To do: Output the material below unchanged, apart from leaving out the pictures.

--------------------------------------------------

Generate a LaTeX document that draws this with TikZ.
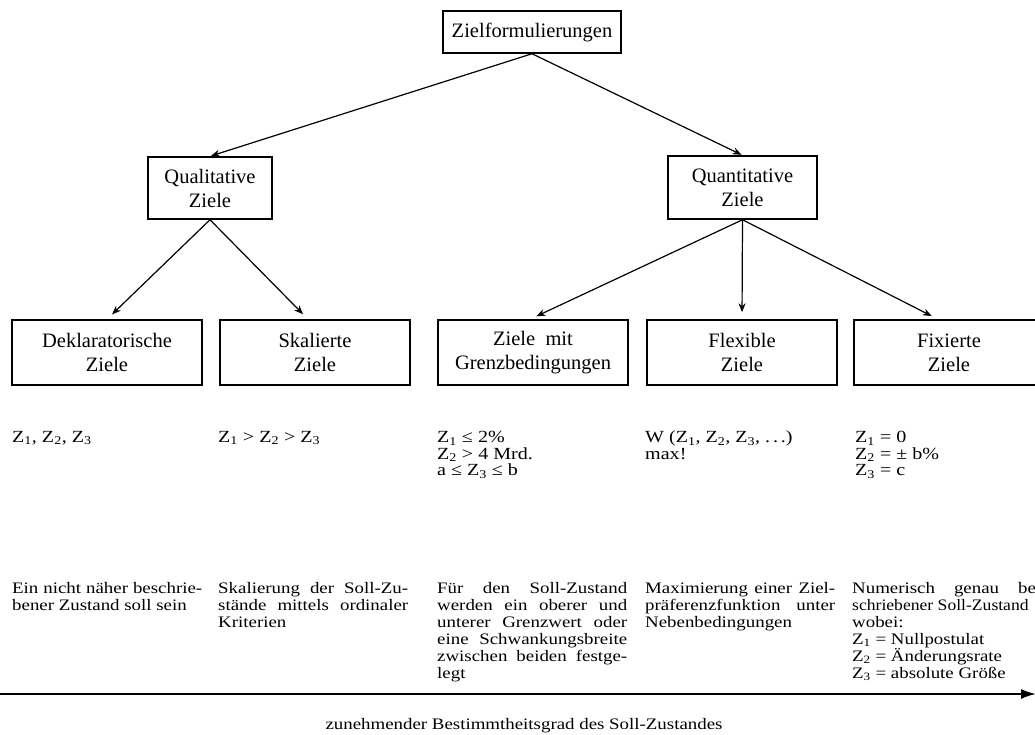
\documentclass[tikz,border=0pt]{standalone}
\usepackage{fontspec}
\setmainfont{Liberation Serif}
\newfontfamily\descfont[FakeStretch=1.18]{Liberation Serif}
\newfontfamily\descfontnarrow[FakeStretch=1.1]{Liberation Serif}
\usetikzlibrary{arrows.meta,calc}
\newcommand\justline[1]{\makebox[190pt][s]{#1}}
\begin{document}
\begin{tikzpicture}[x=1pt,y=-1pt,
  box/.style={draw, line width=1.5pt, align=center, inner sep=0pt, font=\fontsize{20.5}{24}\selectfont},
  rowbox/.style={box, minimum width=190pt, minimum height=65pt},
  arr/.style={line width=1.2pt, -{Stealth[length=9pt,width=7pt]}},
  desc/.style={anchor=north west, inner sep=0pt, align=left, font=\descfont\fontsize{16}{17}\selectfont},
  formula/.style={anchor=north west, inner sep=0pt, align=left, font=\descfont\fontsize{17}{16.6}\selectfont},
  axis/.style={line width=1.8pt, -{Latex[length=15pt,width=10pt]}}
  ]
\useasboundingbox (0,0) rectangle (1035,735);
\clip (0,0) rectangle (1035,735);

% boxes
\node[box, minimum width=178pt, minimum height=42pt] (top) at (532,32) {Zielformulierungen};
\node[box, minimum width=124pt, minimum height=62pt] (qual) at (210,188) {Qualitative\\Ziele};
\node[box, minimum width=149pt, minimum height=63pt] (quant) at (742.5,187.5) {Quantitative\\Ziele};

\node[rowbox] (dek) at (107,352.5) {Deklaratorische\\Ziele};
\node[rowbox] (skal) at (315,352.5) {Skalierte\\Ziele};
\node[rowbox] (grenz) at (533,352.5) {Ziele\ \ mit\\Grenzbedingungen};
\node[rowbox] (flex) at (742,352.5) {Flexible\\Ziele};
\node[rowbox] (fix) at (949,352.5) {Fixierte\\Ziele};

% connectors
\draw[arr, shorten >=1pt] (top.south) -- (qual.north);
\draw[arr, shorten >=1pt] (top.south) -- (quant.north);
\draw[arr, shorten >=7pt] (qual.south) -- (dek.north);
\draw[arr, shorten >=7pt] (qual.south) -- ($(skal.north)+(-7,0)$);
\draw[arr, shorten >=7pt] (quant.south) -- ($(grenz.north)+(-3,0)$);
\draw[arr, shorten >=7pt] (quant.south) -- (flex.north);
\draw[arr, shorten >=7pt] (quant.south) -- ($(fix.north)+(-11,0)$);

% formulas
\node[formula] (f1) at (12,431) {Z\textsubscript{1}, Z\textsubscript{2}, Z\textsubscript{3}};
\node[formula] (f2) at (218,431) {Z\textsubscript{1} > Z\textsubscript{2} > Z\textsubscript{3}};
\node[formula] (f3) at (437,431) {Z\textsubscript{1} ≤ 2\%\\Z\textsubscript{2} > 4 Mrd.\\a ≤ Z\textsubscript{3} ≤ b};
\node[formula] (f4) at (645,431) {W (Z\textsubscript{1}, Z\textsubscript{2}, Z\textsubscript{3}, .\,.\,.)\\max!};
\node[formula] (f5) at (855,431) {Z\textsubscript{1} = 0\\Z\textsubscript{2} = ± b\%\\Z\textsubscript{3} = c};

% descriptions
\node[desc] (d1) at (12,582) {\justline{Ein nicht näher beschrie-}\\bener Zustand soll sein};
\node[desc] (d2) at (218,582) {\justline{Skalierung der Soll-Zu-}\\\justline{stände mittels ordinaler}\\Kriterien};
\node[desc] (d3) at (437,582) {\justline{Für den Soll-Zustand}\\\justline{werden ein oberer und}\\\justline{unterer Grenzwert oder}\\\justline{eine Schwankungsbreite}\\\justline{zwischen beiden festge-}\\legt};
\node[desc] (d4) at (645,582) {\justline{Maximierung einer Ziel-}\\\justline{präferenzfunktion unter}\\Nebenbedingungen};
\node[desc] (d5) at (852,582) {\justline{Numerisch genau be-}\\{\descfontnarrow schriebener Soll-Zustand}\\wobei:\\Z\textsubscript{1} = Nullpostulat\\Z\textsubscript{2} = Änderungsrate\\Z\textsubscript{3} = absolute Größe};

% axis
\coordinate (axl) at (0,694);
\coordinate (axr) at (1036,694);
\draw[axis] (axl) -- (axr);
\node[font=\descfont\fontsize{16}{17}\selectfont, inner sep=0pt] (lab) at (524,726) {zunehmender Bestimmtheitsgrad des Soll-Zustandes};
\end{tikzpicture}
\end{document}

--------------------------------------------------

Full answer:
Generate a LaTeX document that draws this with TikZ.
\documentclass[tikz,border=0pt]{standalone}
\usepackage{fontspec}
\setmainfont{Liberation Serif}
\newfontfamily\descfont[FakeStretch=1.18]{Liberation Serif}
\newfontfamily\descfontnarrow[FakeStretch=1.1]{Liberation Serif}
\usetikzlibrary{arrows.meta,calc}
\newcommand\justline[1]{\makebox[190pt][s]{#1}}
\begin{document}
\begin{tikzpicture}[x=1pt,y=-1pt,
  box/.style={draw, line width=1.5pt, align=center, inner sep=0pt, font=\fontsize{20.5}{24}\selectfont},
  rowbox/.style={box, minimum width=190pt, minimum height=65pt},
  arr/.style={line width=1.2pt, -{Stealth[length=9pt,width=7pt]}},
  desc/.style={anchor=north west, inner sep=0pt, align=left, font=\descfont\fontsize{16}{17}\selectfont},
  formula/.style={anchor=north west, inner sep=0pt, align=left, font=\descfont\fontsize{17}{16.6}\selectfont},
  axis/.style={line width=1.8pt, -{Latex[length=15pt,width=10pt]}}
  ]
\useasboundingbox (0,0) rectangle (1035,735);
\clip (0,0) rectangle (1035,735);

% boxes
\node[box, minimum width=178pt, minimum height=42pt] (top) at (532,32) {Zielformulierungen};
\node[box, minimum width=124pt, minimum height=62pt] (qual) at (210,188) {Qualitative\\Ziele};
\node[box, minimum width=149pt, minimum height=63pt] (quant) at (742.5,187.5) {Quantitative\\Ziele};

\node[rowbox] (dek) at (107,352.5) {Deklaratorische\\Ziele};
\node[rowbox] (skal) at (315,352.5) {Skalierte\\Ziele};
\node[rowbox] (grenz) at (533,352.5) {Ziele\ \ mit\\Grenzbedingungen};
\node[rowbox] (flex) at (742,352.5) {Flexible\\Ziele};
\node[rowbox] (fix) at (949,352.5) {Fixierte\\Ziele};

% connectors
\draw[arr, shorten >=1pt] (top.south) -- (qual.north);
\draw[arr, shorten >=1pt] (top.south) -- (quant.north);
\draw[arr, shorten >=7pt] (qual.south) -- (dek.north);
\draw[arr, shorten >=7pt] (qual.south) -- ($(skal.north)+(-7,0)$);
\draw[arr, shorten >=7pt] (quant.south) -- ($(grenz.north)+(-3,0)$);
\draw[arr, shorten >=7pt] (quant.south) -- (flex.north);
\draw[arr, shorten >=7pt] (quant.south) -- ($(fix.north)+(-11,0)$);

% formulas
\node[formula] (f1) at (12,431) {Z\textsubscript{1}, Z\textsubscript{2}, Z\textsubscript{3}};
\node[formula] (f2) at (218,431) {Z\textsubscript{1} > Z\textsubscript{2} > Z\textsubscript{3}};
\node[formula] (f3) at (437,431) {Z\textsubscript{1} ≤ 2\%\\Z\textsubscript{2} > 4 Mrd.\\a ≤ Z\textsubscript{3} ≤ b};
\node[formula] (f4) at (645,431) {W (Z\textsubscript{1}, Z\textsubscript{2}, Z\textsubscript{3}, .\,.\,.)\\max!};
\node[formula] (f5) at (855,431) {Z\textsubscript{1} = 0\\Z\textsubscript{2} = ± b\%\\Z\textsubscript{3} = c};

% descriptions
\node[desc] (d1) at (12,582) {\justline{Ein nicht näher beschrie-}\\bener Zustand soll sein};
\node[desc] (d2) at (218,582) {\justline{Skalierung der Soll-Zu-}\\\justline{stände mittels ordinaler}\\Kriterien};
\node[desc] (d3) at (437,582) {\justline{Für den Soll-Zustand}\\\justline{werden ein oberer und}\\\justline{unterer Grenzwert oder}\\\justline{eine Schwankungsbreite}\\\justline{zwischen beiden festge-}\\legt};
\node[desc] (d4) at (645,582) {\justline{Maximierung einer Ziel-}\\\justline{präferenzfunktion unter}\\Nebenbedingungen};
\node[desc] (d5) at (852,582) {\justline{Numerisch genau be-}\\{\descfontnarrow schriebener Soll-Zustand}\\wobei:\\Z\textsubscript{1} = Nullpostulat\\Z\textsubscript{2} = Änderungsrate\\Z\textsubscript{3} = absolute Größe};

% axis
\coordinate (axl) at (0,694);
\coordinate (axr) at (1036,694);
\draw[axis] (axl) -- (axr);
\node[font=\descfont\fontsize{16}{17}\selectfont, inner sep=0pt] (lab) at (524,726) {zunehmender Bestimmtheitsgrad des Soll-Zustandes};
\end{tikzpicture}
\end{document}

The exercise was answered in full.